There is a haunting opening as the camera slow-dollies back from a Middle Eastern desert window to reveal a group of children having their heads almost ritualistically shaved. Radiohead’s “You And Whose Army?” kicks in as an effective backdrop, reaching the crescendo as a child stares through the screen into us. Does he blame us for what seems to be the robbing of his childhood? What circumstances brought him here?
The plot of Denis Villeneuve’s Oscar nominated thriller follows multiple narratives in 2009 and the 1970s. Two twins, Simon and Jeanne set out to fulfill their mother’s, Nawal, last wishes and deliver a letter to a father that has been dead and a brother they never knew existed. When they journey to the Middle East to find these two men, they uncover their mother’s tumultuous hidden past. Flashback sequences detail her journey through a civil war and her part in it.
Previous to this film, the only film of Denis Villeneuve’s that I had seen was 2013’s “Prisoners”, which was my favorite film that year. Villeneuve directs this film with the same sort of almost Hitchcockian-at-moments mastery that he did with “Prisoners”. Although there is this central mystery that is really intriguing throughout, it’s the characters that propel it forward. And when the revelations come to pass, it’s nothing less than profound and shocking. Even in the most cinematically grand moments of the film, Villeneuve grounds it with a realistic aesthetic, focusing on the darkest aspects of the scene. This is greatly helped by superb performances from the leads Lubna Azabal, Mélissa Désormeaux-Poulin and Maxim Gaudette. The score from Grégoire Hetzel is sparse, but very effective. Aside from that, it’s safe to say Villeneuve’s favorite Radiohead album is “Amnesiac” as he uses not only “You And Whose Army?” and “Like Spinning Plates” to hypnotic effect, cementing this film as having the most definitive cinematic uses of Radiohead.

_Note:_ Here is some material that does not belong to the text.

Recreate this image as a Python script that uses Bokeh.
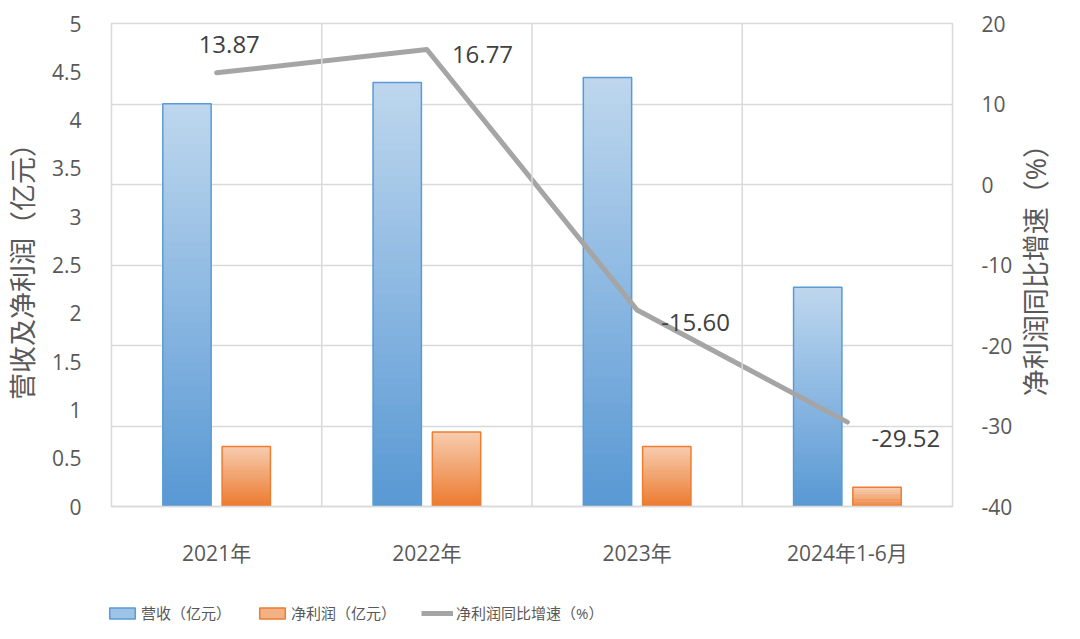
import math
from bokeh.plotting import figure
from bokeh.layouts import column, row
from bokeh.models import (ColumnDataSource, Range1d, LinearAxis, FixedTicker, NumeralTickFormatter,
                          Grid, Span, Legend, LegendItem, FactorRange)
from bokeh.core.properties import value
from bokeh.transform import dodge
from bokeh.embed import file_html
from bokeh.resources import INLINE

# ---------------- data ----------------
categories = ["2021年", "2022年", "2023年", "2024年1-6月"]
revenue = [4.17, 4.39, 4.44, 2.27]          # 营收（亿元）
net_profit = [0.62, 0.77, 0.62, 0.20]       # 净利润（亿元）
profit_growth = [13.87, 16.77, -15.60, -29.52]  # 净利润同比增速（%）
left_ticks = [0, 0.5, 1, 1.5, 2, 2.5, 3, 3.5, 4, 4.5, 5]
right_ticks = [-40, -30, -20, -10, 0, 10, 20]
series_names = ["营收（亿元）", "净利润（亿元）", "净利润同比增速（%）"]
left_title = "营收及净利润（亿元）"
right_title = "净利润同比增速（%）"

# label placement (style)
label_dx = [-18, 25, 24, 24]
label_dy = [-28, 5, 12, 16]

FONT = "'Open Sans', 'Noto Sans CJK SC', sans-serif"
AXIS_COLOR = "#595959"
GRID_COLOR = "#D9D9D9"
NAN = float("nan")
SIDE_W = 47

p = figure(x_range=FactorRange(factors=categories, range_padding=0),
           y_range=Range1d(0, 5),
           width=1064 - SIDE_W, height=585, output_backend="svg", toolbar_location=None,
           min_border_left=101, min_border_right=65, min_border_top=23, min_border_bottom=79)
p.extra_y_ranges = {"pct": Range1d(-40, 20)}
p.outline_line_color = GRID_COLOR
p.outline_line_width = 1.5
p.xgrid.visible = False
p.ygrid.visible = False
p.background_fill_color = "white"
p.border_fill_color = "white"

# grid lines (aligned to the right axis ticks)
p.add_layout(Grid(dimension=1, ticker=FixedTicker(ticks=right_ticks), y_range_name="pct",
                  grid_line_color=GRID_COLOR, grid_line_width=1.5))
for i in range(1, len(categories)):
    p.add_layout(Span(location=i, dimension="height", line_color=GRID_COLOR, line_width=1.5))


# gradient bars built from overlapping slices
def hex_interp(c0, c1, t):
    return "#%02x%02x%02x" % tuple(int(round(a + (b - a) * t)) for a, b in zip(c0, c1))


def gradient_source(values, bottom_rgb, top_rgb, n=50):
    xs, bs, ts, cs = [], [], [], []
    for cat, v in zip(categories, values):
        for k in range(n):
            xs.append(cat)
            bs.append(v * k / n)
            ts.append(min(v, v * (k + 1.6) / n))
            cs.append(hex_interp(bottom_rgb, top_rgb, (k + 0.5) / n))
    return ColumnDataSource(dict(cat=xs, b=bs, t=ts, c=cs))


BAR_W = 0.23
OFF = 0.141
src_rev = gradient_source(revenue, (88, 152, 212), (190, 215, 238))
src_np = gradient_source(net_profit, (236, 122, 46), (247, 204, 175))
p.vbar(x=dodge("cat", -OFF, range=p.x_range), bottom="b", top="t", width=BAR_W,
       fill_color="c", line_color=None, source=src_rev)
p.vbar(x=dodge("cat", OFF, range=p.x_range), bottom="b", top="t", width=BAR_W,
       fill_color="c", line_color=None, source=src_np)

bars = ColumnDataSource(dict(cat=categories, rev=revenue, np_=net_profit))
p.vbar(x=dodge("cat", -OFF, range=p.x_range), top="rev", width=BAR_W, fill_color=None,
       line_color="#5B9BD5", line_width=1.5, source=bars)
p.vbar(x=dodge("cat", OFF, range=p.x_range), top="np_", width=BAR_W, fill_color=None,
       line_color="#ED7D31", line_width=1.5, source=bars)

# growth line
line_src = ColumnDataSource(dict(cat=categories, pct=profit_growth,
                                 lbl=["%.2f" % v for v in profit_growth],
                                 dx=label_dx, dy=label_dy))
p.line(x="cat", y="pct", y_range_name="pct", line_color="#A5A5A5", line_width=5,
       line_cap="round", line_join="round", source=line_src)
p.text(x="cat", y="pct", text="lbl", y_range_name="pct", x_offset="dx", y_offset="dy",
       text_align="left", text_baseline="middle", text_font_size="24px",
       text_color="#404040", text_font=value(FONT), source=line_src)

# axes
xa = p.xaxis[0]
xa.major_label_text_font_size = "21px"
xa.major_label_text_color = AXIS_COLOR
xa.major_label_text_font = FONT
xa.major_label_standoff = 26
xa.major_tick_line_color = None
xa.minor_tick_line_color = None
xa.axis_line_color = GRID_COLOR
xa.axis_line_width = 1.5

ly = p.yaxis[0]
ly.ticker = FixedTicker(ticks=left_ticks)
ly.formatter = NumeralTickFormatter(format="0.[0]")
ly.axis_label = left_title
ly.axis_label_text_font_size = "27px"
ly.axis_label_text_font_style = "normal"
ly.axis_label_text_color = AXIS_COLOR
ly.axis_label_text_font = FONT
ly.axis_label_standoff = 8
ly.major_label_text_font_size = "21px"
ly.major_label_text_color = AXIS_COLOR
ly.major_label_text_font = FONT
ly.major_label_standoff = 24
ly.major_tick_line_color = None
ly.minor_tick_line_color = None
ly.axis_line_color = None

ry = LinearAxis(y_range_name="pct", ticker=FixedTicker(ticks=right_ticks))
ry.major_label_overrides = {t: str(t) for t in right_ticks}
ry.major_label_text_font_size = "21px"
ry.major_label_text_color = AXIS_COLOR
ry.major_label_text_font = FONT
ry.major_label_standoff = 23
ry.major_tick_line_color = None
ry.minor_tick_line_color = None
ry.axis_line_color = None
p.add_layout(ry, "right")

# ---------------- right axis title strip ----------------
ps = figure(width=SIDE_W, height=585, x_range=Range1d(0, 1), y_range=Range1d(0, 1),
            x_axis_type=None, y_axis_type=None, output_backend="svg", toolbar_location=None,
            min_border_left=0, min_border_right=0, min_border_top=0, min_border_bottom=0)
ps.grid.visible = False
ps.outline_line_color = None
ps.background_fill_color = "white"
ps.border_fill_color = "white"
ps.text(x=[0.38], y=[0.503], text=[right_title], angle=math.pi / 2,
        text_align="center", text_baseline="middle", text_font_size="27px",
        text_color=AXIS_COLOR, text_font=value(FONT))

# ---------------- legend strip ----------------
pl = figure(width=1064, height=46, x_range=Range1d(0, 1), y_range=Range1d(0, 1),
            x_axis_type=None, y_axis_type=None,
            output_backend="svg", toolbar_location=None,
            min_border_left=0, min_border_right=0, min_border_top=0, min_border_bottom=0)
pl.grid.visible = False
pl.outline_line_color = None
pl.background_fill_color = "white"
pl.border_fill_color = "white"
# proxy renderers (NaN data: nothing drawn in the plot, only legend swatches)
r1 = pl.vbar(x=[NAN], top=[NAN], width=0.2, fill_color="#9DC3E6", line_color="#5B9BD5", line_width=1.5)
r2 = pl.vbar(x=[NAN], top=[NAN], width=0.2, fill_color="#F4B183", line_color="#ED7D31", line_width=1.5)
r3 = pl.line(x=[NAN, NAN], y=[NAN, NAN], line_color="#A5A5A5", line_width=5)
legend = Legend(items=[LegendItem(label=series_names[0], renderers=[r1]),
                       LegendItem(label=series_names[1], renderers=[r2]),
                       LegendItem(label=series_names[2], renderers=[r3])],
                orientation="horizontal", location=(106, 8),
                glyph_width=32, glyph_height=14, label_standoff=3, spacing=25,
                padding=0, margin=0, border_line_color=None, background_fill_alpha=0,
                label_text_font_size="15px", label_text_color=AXIS_COLOR, label_text_font=FONT)
pl.add_layout(legend, "center")

layout = column(row(p, ps, spacing=0), pl, spacing=0)
open("out.html", "w").write(file_html(layout, INLINE))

“Death is never the end of the story. It always leaves tracks,” says the notary to Simon. That’s a central theme in this story, because through Nawal’s death, a new life begins for all those involved. What sins and privileges do we inherit from our parents? Do we inevitably fight the same wars they fought? Or is it that only the offspring can fulfill the lives of their parents?